-- Given problem --
Copy, from the entries below, each line in which the string "standalone" appears.

-- Provided information --
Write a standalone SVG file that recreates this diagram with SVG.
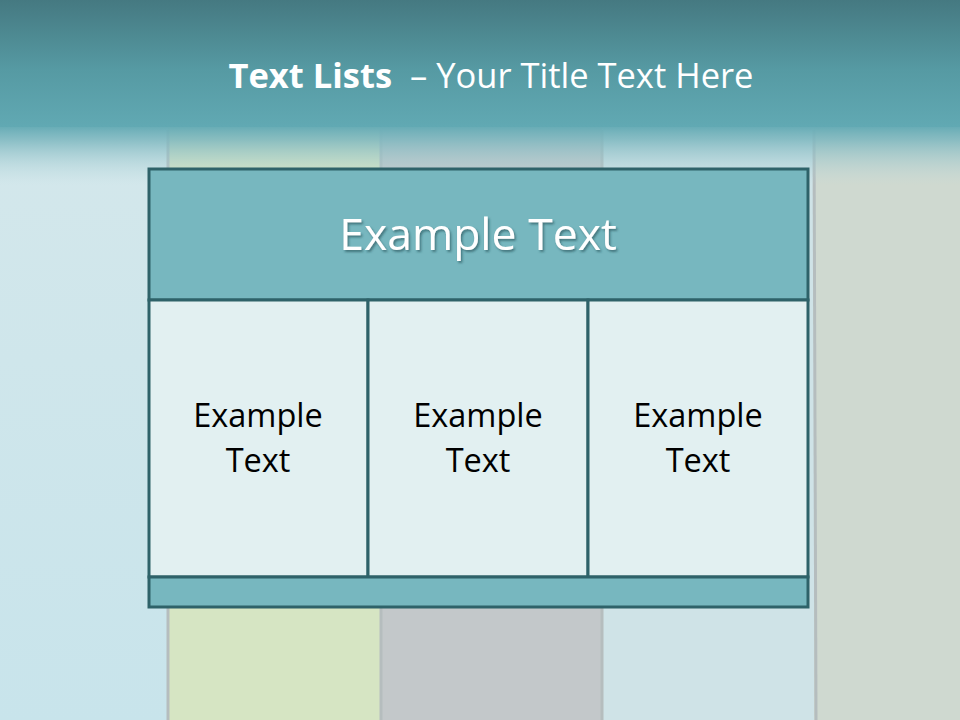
* * *
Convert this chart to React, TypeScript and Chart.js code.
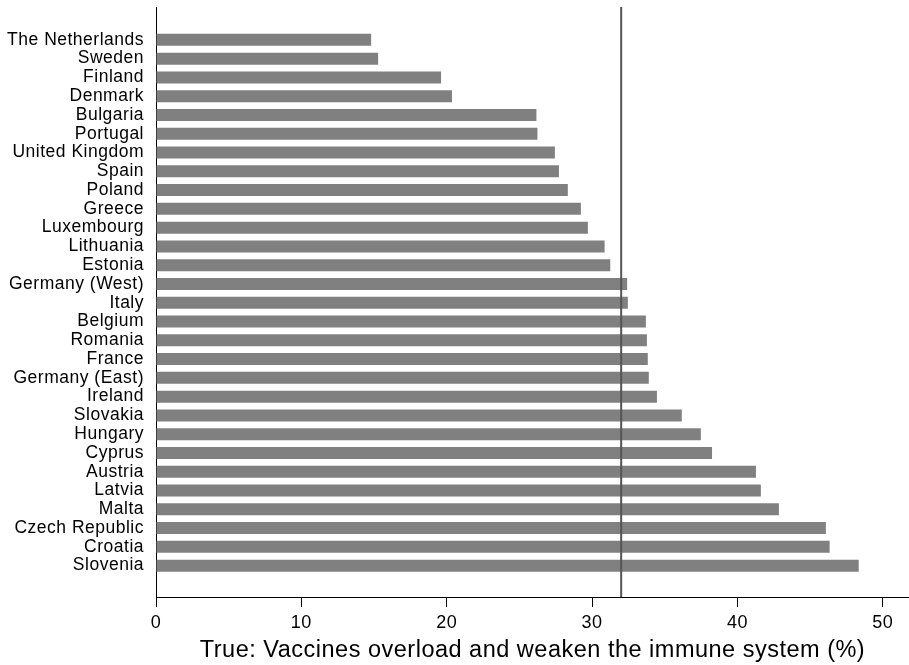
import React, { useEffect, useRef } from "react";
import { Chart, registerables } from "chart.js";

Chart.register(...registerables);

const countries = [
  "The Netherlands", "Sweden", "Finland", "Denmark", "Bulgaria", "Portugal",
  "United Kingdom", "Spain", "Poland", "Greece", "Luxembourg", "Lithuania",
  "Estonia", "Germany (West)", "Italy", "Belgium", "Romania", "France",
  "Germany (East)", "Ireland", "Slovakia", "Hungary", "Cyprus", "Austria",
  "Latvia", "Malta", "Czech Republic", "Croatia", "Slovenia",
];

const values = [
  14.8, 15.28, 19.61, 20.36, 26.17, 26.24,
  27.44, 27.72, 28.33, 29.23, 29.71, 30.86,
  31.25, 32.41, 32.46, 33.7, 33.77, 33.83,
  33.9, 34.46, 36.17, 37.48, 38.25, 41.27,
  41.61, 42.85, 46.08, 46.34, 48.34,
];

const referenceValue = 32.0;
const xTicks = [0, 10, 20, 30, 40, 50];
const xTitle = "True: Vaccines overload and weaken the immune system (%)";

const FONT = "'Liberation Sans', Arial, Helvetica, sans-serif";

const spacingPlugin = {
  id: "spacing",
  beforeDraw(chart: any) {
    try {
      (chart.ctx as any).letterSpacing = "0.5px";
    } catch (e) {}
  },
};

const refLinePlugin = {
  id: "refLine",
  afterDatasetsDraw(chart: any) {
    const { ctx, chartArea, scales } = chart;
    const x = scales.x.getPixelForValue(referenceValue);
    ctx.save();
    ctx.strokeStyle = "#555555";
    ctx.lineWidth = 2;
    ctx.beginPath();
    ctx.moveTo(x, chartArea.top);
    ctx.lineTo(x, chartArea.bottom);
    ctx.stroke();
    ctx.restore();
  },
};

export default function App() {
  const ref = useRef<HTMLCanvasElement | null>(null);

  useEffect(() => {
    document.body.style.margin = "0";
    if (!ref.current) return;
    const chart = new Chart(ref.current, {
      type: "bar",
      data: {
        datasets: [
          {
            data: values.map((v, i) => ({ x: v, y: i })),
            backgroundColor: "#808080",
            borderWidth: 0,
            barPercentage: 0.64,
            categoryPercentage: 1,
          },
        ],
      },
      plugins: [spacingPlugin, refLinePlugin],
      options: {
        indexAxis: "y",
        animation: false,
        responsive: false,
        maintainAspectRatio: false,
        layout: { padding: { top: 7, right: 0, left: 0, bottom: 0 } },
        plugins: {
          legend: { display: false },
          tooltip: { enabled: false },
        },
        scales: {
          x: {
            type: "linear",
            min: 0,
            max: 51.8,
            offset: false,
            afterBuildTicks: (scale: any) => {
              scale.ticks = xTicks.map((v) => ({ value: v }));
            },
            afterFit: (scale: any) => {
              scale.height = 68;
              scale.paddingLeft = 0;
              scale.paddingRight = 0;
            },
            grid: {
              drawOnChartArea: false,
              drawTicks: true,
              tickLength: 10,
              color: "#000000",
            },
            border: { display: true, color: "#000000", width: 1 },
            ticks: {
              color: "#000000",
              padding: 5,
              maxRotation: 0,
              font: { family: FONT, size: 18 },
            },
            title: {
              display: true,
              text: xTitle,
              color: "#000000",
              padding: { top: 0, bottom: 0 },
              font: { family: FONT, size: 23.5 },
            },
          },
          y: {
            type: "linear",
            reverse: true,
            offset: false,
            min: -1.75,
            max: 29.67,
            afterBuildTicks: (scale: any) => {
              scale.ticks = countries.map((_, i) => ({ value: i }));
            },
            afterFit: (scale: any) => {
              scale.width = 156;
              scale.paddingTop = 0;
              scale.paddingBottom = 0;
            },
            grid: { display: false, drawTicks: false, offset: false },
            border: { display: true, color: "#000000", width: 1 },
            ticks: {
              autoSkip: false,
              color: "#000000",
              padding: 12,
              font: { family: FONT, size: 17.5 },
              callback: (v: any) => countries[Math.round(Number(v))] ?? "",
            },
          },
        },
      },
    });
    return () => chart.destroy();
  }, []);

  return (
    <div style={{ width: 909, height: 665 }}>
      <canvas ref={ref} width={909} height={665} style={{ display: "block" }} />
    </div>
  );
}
* * *
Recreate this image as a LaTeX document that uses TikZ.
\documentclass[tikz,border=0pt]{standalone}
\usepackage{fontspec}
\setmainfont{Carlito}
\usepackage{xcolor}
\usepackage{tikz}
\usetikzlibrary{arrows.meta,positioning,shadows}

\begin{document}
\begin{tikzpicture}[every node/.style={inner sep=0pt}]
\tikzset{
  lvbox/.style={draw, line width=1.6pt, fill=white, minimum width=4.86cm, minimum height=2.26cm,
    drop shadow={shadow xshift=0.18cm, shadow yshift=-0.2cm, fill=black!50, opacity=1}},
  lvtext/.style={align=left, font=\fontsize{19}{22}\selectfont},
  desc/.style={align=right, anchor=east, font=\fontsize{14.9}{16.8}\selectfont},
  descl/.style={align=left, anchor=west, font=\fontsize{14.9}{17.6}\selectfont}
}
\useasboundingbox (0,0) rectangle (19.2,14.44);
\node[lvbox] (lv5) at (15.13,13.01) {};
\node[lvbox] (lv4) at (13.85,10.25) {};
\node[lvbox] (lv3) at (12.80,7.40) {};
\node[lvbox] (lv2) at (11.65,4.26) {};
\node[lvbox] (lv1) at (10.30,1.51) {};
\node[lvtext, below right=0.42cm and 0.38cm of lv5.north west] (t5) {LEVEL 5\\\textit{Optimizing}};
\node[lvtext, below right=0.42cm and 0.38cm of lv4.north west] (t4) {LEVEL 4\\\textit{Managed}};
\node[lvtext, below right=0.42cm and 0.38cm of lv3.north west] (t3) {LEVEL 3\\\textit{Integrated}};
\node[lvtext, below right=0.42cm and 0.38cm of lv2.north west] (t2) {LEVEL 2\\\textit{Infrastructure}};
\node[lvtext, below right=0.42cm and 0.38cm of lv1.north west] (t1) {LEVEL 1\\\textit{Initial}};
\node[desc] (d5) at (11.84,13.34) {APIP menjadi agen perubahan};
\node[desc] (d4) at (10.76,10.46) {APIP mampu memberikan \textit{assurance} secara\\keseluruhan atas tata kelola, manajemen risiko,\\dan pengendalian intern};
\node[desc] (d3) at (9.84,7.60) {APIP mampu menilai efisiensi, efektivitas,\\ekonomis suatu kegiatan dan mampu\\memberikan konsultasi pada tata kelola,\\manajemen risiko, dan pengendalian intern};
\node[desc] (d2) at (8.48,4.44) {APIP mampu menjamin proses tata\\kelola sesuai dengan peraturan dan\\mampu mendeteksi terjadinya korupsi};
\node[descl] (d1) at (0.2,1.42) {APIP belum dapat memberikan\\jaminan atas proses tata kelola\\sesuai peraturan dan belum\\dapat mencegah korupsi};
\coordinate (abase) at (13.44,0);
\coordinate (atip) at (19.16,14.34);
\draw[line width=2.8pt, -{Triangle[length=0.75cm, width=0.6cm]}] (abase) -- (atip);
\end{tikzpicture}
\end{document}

-- Response to the exercise --
Write a standalone SVG file that recreates this diagram with SVG.
\documentclass[tikz,border=0pt]{standalone}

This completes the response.